The FIFO interrupt bug is fun. I’ve been writing some code that talks to a 16550 recently and there’s absolutely no point in using the interrupt because a 20 MHz processor can’t do a useful amount of work in the time it takes the FIFO buffer to empty. On a 2 GHz system, I suspect that the calculation is very different. It’s a shame that they don’t provide the Xen PV console rather than an emulated UART. The Xen PV console interface is a simplified version of the normal Xen ring buffer that is very easy to work with so that you can start writing to it very early in the boot process. I’d much rather deal with it than a 16550.
I really enjoyed the ‘bubblesort is slow’ followed by ‘replacing it with something fast will shave 2ms’. For any use other than Firecracker, a 2ms increase in boot time is probably irrelevant, but when you can boot in 20ms, 2ms is a big overhead.
The page zeroing thing has bitten us in the past too.

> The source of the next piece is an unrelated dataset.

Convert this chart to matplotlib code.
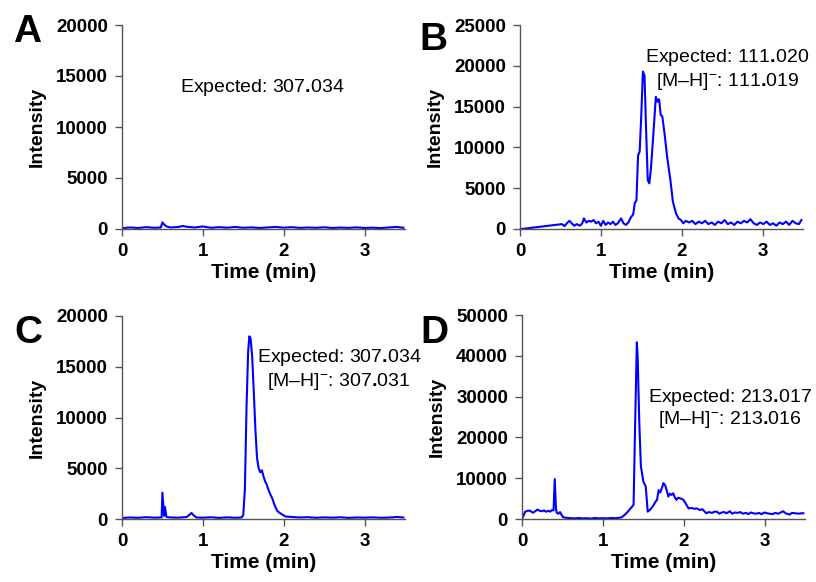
"""
Extracted-ion chromatograms, four panels (A-D), redrawn from the figure.
"""

import matplotlib
matplotlib.use("Agg")
import matplotlib.pyplot as plt

plt.rcParams["font.family"] = ["Liberation Sans", "DejaVu Sans"]
plt.rcParams["mathtext.fontset"] = "custom"
plt.rcParams["mathtext.rm"] = "Liberation Sans"
plt.rcParams["mathtext.it"] = "Liberation Sans"
plt.rcParams["mathtext.bf"] = "Liberation Sans:bold"

W, H = 816, 582

# ---- data ----
a_time = [0.00, 0.10, 0.20, 0.30, 0.40, 0.48, 0.50, 0.52, 0.55, 0.60, 0.70, 0.75,
          0.80, 0.90, 1.00, 1.10, 1.20, 1.30, 1.40, 1.50, 1.60, 1.70, 1.80, 1.90,
          2.00, 2.10, 2.20, 2.30, 2.40, 2.50, 2.60, 2.70, 2.80, 2.90, 3.00, 3.10,
          3.20, 3.30, 3.40, 3.48]
a_int = [80, 150, 100, 180, 120, 150, 650, 450, 250, 150, 200, 300,
         220, 150, 250, 120, 180, 130, 200, 120, 160, 100, 150, 200,
         130, 180, 110, 150, 120, 170, 100, 140, 110, 160, 100, 130,
         90, 150, 200, 120]

b_time = [0.02, 0.52, 0.55, 0.58, 0.61, 0.64, 0.67, 0.70, 0.74, 0.77, 0.79, 0.82,
          0.85, 0.88, 0.91, 0.94, 0.97, 1.00, 1.03, 1.06, 1.09, 1.12, 1.15, 1.18,
          1.21, 1.25, 1.28, 1.31, 1.34, 1.37, 1.40, 1.42, 1.44, 1.46, 1.48, 1.50,
          1.52, 1.54, 1.56, 1.58, 1.60, 1.62, 1.65, 1.68, 1.70, 1.72, 1.74, 1.76,
          1.79, 1.82, 1.86, 1.89, 1.93, 1.96, 1.99, 2.02, 2.05, 2.09, 2.13, 2.17,
          2.21, 2.25, 2.29, 2.33, 2.37, 2.41, 2.45, 2.49, 2.53, 2.57, 2.61, 2.65,
          2.69, 2.73, 2.77, 2.81, 2.85, 2.89, 2.93, 2.97, 3.01, 3.05, 3.09, 3.13,
          3.17, 3.21, 3.25, 3.29, 3.33, 3.37, 3.41, 3.45, 3.48]
b_int = [0, 600, 350, 700, 1000, 700, 400, 600, 400, 700, 1300, 800,
         1000, 900, 1100, 700, 900, 400, 1000, 500, 800, 600, 900, 500,
         700, 1300, 700, 500, 800, 1400, 1800, 3200, 3500, 9000, 9500, 14000,
         19300, 18800, 12000, 6000, 5600, 7500, 11700, 16200, 15600, 15900, 14000, 13800,
         11500, 8800, 6000, 3400, 1900, 1300, 1100, 700, 1000, 800, 1000, 600,
         900, 700, 1000, 600, 800, 500, 900, 700, 1100, 600, 800, 500,
         900, 700, 1000, 800, 1200, 700, 500, 800, 600, 900, 500, 700,
         400, 800, 600, 900, 500, 1000, 700, 600, 1100]

c_time = [0.00, 0.10, 0.20, 0.30, 0.40, 0.49, 0.50, 0.52, 0.53, 0.55, 0.60, 0.70,
          0.80, 0.84, 0.86, 0.88, 0.92, 1.00, 1.10, 1.20, 1.30, 1.40, 1.48, 1.50,
          1.52, 1.54, 1.56, 1.575, 1.59, 1.61, 1.63, 1.65, 1.67, 1.69, 1.71, 1.73,
          1.75, 1.77, 1.79, 1.81, 1.83, 1.86, 1.89, 1.92, 1.95, 1.98, 2.02, 2.10,
          2.20, 2.30, 2.40, 2.50, 2.60, 2.70, 2.80, 2.90, 3.00, 3.10, 3.20, 3.30,
          3.40, 3.48]
c_int = [100, 150, 120, 180, 130, 150, 2600, 300, 1200, 200, 150, 130,
         200, 450, 600, 400, 150, 130, 170, 110, 160, 120, 150, 400,
         3000, 11000, 16500, 18000, 17800, 16000, 12500, 8800, 6000, 5000, 4600, 4800,
         4200, 3700, 3400, 2900, 2500, 2000, 1300, 800, 600, 450, 250, 200,
         150, 180, 120, 160, 130, 170, 110, 150, 130, 160, 120, 140,
         200, 150]

d_time = [0.00, 0.04, 0.07, 0.10, 0.12, 0.14, 0.17, 0.19, 0.22, 0.25, 0.27, 0.30,
          0.33, 0.35, 0.37, 0.39, 0.405, 0.42, 0.43, 0.45, 0.47, 0.49, 0.51, 0.55,
          0.60, 0.65, 0.70, 0.75, 0.80, 0.85, 0.90, 0.95, 1.00, 1.05, 1.10, 1.15,
          1.20, 1.23, 1.27, 1.30, 1.33, 1.36, 1.38, 1.40, 1.42, 1.43, 1.45, 1.47,
          1.50, 1.53, 1.555, 1.58, 1.61, 1.63, 1.65, 1.67, 1.69, 1.71, 1.73, 1.75,
          1.77, 1.79, 1.81, 1.83, 1.85, 1.87, 1.89, 1.91, 1.93, 1.95, 1.98, 2.00,
          2.03, 2.06, 2.10, 2.13, 2.16, 2.20, 2.23, 2.26, 2.28, 2.31, 2.35, 2.38,
          2.41, 2.44, 2.47, 2.50, 2.53, 2.57, 2.60, 2.63, 2.67, 2.70, 2.73, 2.77,
          2.80, 2.83, 2.86, 2.90, 2.93, 2.96, 3.00, 3.03, 3.06, 3.10, 3.13, 3.17,
          3.20, 3.23, 3.26, 3.29, 3.31, 3.34, 3.38, 3.42, 3.45, 3.48]
d_int = [0, 1800, 2000, 2050, 1700, 1560, 2000, 2300, 2000, 1900, 2100, 1800,
         2000, 1800, 2200, 2100, 9800, 2500, 1500, 1300, 1700, 1000, 400, 300,
         200, 150, 250, 150, 200, 100, 250, 150, 200, 150, 250, 200,
         300, 400, 1000, 1600, 2300, 3000, 3500, 24000, 43300, 40000, 24000, 13000,
         9200, 8000, 1800, 2200, 2900, 3500, 4200, 4700, 7100, 6500, 7600, 8800,
         8300, 7000, 5500, 6200, 5900, 6300, 5300, 4700, 5200, 5100, 4900, 4600,
         3600, 2600, 2700, 2500, 2600, 2200, 2400, 1800, 1400, 1700, 1500, 1800,
         1800, 1300, 1600, 1700, 1400, 1900, 1300, 1600, 1500, 1700, 1300, 1500,
         1200, 1600, 1400, 1300, 1500, 1200, 1600, 1400, 1300, 1200, 1500, 1300,
         1600, 1900, 1400, 1200, 1100, 1500, 1400, 1300, 1400, 1400]

panels = [
    # letter, time, intensity, ymax, ystep, axes box in px (left, top, right, bottom), notes
    ("A", a_time, a_int, 20000, 5000, (122, 25, 405, 229),
     [("Expected: ", "307", "034", 262, 87)]),
    ("B", b_time, b_int, 25000, 5000, (520, 25, 803, 229),
     [("Expected: ", "111", "020", 727, 57),
      ("[M\u2013H]$^{-}$: ", "111", "019", 728, 82)]),
    ("C", c_time, c_int, 20000, 5000, (122, 316, 405, 519),
     [("Expected: ", "307", "034", 339, 358),
      ("[M\u2013H]$^{-}$: ", "307", "031", 339, 382)]),
    ("D", d_time, d_int, 50000, 10000, (522, 315, 805, 519),
     [("Expected: ", "213", "017", 730, 398),
      ("[M\u2013H]$^{-}$: ", "213", "016", 730, 420)]),
]

letter_pos = {"A": (27, 32), "B": (433, 40), "C": (28, 333), "D": (434, 333)}

SPINE = "#555555"


def fx(x):
    return x / W


def fy(y):
    return 1 - y / H


fig = plt.figure(figsize=(W / 100, H / 100), dpi=100)

for letter, t, inten, ymax, ystep, box, notes in panels:
    l, top, r, b = box
    ax = fig.add_axes([fx(l), fy(b), (r - l) / W, (b - top) / H])
    ax.plot(t, inten, color="#0000ff", linewidth=1.5)
    ax.set_xlim(0, 3.5)
    ax.set_ylim(0, ymax)
    ax.set_xticks([0, 1, 2, 3])
    ax.set_yticks(list(range(0, ymax + 1, ystep)))
    for side in ("top", "right"):
        ax.spines[side].set_visible(False)
    for side in ("left", "bottom"):
        ax.spines[side].set_color(SPINE)
        ax.spines[side].set_linewidth(1.0)
    ax.tick_params(direction="out", length=5, width=1.0, color=SPINE,
                   labelsize=13.5, pad=5)
    for lab in ax.get_xticklabels() + ax.get_yticklabels():
        lab.set_fontweight("bold")

    # axis titles
    fig.text(fx((l + r) / 2), fy(b + 43), "Time (min)", ha="center", va="center",
             fontsize=15, fontweight="bold")
    fig.text(fx(l - 85), fy((top + b) / 2), "Intensity", ha="center", va="center",
             rotation=90, fontsize=14, fontweight="bold")

    # mass labels, decimal point drawn in bold as in the original
    for head, whole, frac, x, y in notes:
        txt = head + "$\\mathrm{" + whole + "}\\mathbf{.}\\!\\mathrm{" + frac + "}$"
        fig.text(fx(x), fy(y), txt, ha="center", va="center", fontsize=14)

    lx, ly = letter_pos[letter]
    fig.text(fx(lx), fy(ly), letter, ha="center", va="center", fontsize=28,
             fontweight="bold")

fig.savefig("out.png", dpi=100)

On a 100 MHz in-order prototype CPU with 1 GiB of RAM, it costs a lot. Rather than doing it lazily, for Firecracker you can probably skip it: the memory will be zeroed by the hypervisor before giving it to you. Zeroing it again in the guest just triggers CoW faults.
From what I can remember, AWS EC2 started out using Xen to run Linux VMs when it was first launched? This was before SVM and VT-x were commonplace in x86 chips. They were released in 2006 and 2005. EC2 was released in 2006.
As far as I’m aware, they still use a mix of Xen and KVM, which gives them some resilience in case there’s a critical bug in either. Not sure that they ever deployed them, but they also had some fun things to do VM migration between Xen and KVM, including compat layers for both hypervisors that emulated the other.
I thought I remembered people saying you really wanted a 16550 to keep your 386/early 486 running well when running a BBS under OS/2. If I understand your message right, it sounds like that’d have been pretty negligible on those machines?
The 16550 has a small buffer that lets you write a few characters before waiting for the, to flush. The UART it replaced didn’t, which limited performance a lot on faster systems. The interrupt when the queue had space is useful on a computer that can do a useful amount of work in between the buffer clearing. If it has a 16 byte buffer then it takes a bit over 4ms to flush the buffer at 28.8 Kb/s (common MODEM speed). A 33 MHz 486 can do almost 150K cycles of work there, so even with a penalty of a few thousand cycles for the interrupt it’s going to be much more efficient than polling, especially if you’re driving multiple MODEMs.